Wild Horse & Burro Deaths are Disguised by the BLM
SAN FRANCISCO (December 13, 2012)–In honor of the National Day of the Horse, Protect Mustangs calls for an end to cruel roundups of native wild horses. The California based conservation group is circulating a Change.org petition to Congress to De-fund and Stop the Roundups. The roundups are deadly and the Bureau of Land Management (BLM) is skewing the death count. The BLM emphasizes preexisting conditions so Congress won’t realize how many indigenous wild horses are being killed as a result of the roundups.
“Enough is enough!” states Anne Novak, executive director for Protect Mustangs. “If they weren’t rounded up at the hands of the BLM then those wild horses at Owyhee and other ranges surely would not be dead now. We want the roundups to stop, the warehousing to stop, the fiscal irresponsibility to stop, the bad science to stop and we are asking for an accurate independent census of how many wild horses are left on the range.”

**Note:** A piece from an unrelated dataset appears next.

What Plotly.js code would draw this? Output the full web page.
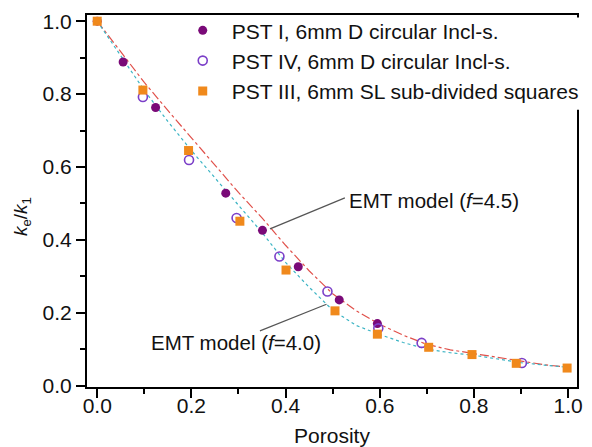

Today close to 50,000 wild horses are warehoused in government short or long term holding facilities yet only an estimated 20,000 remain in the wild. In the 1900s two million wild horses roamed in America. Afterwards the wild horse population dropped mostly due to hunting for their meat.
“America’s wild horses should be returned to the range,” states Inez Fort, vice president of Protect Mustangs’ board of directors. “In 1971 there were almost twice as many herd management areas for wild horses. Today it’s hard to find free roaming mustangs on the range. They’ve been stampeded by helicopters and have become victims of roundups.”
“Today with the public land grab for water rights, energy development and mining projects, the wild horse is facing a huge monster called greed,” explains Novak. “It’s not sustainable to wipe them out. Native wild horses can reverse desertification, offset carbon emissions and heal the land. We need our wild horses to help stop global warming.”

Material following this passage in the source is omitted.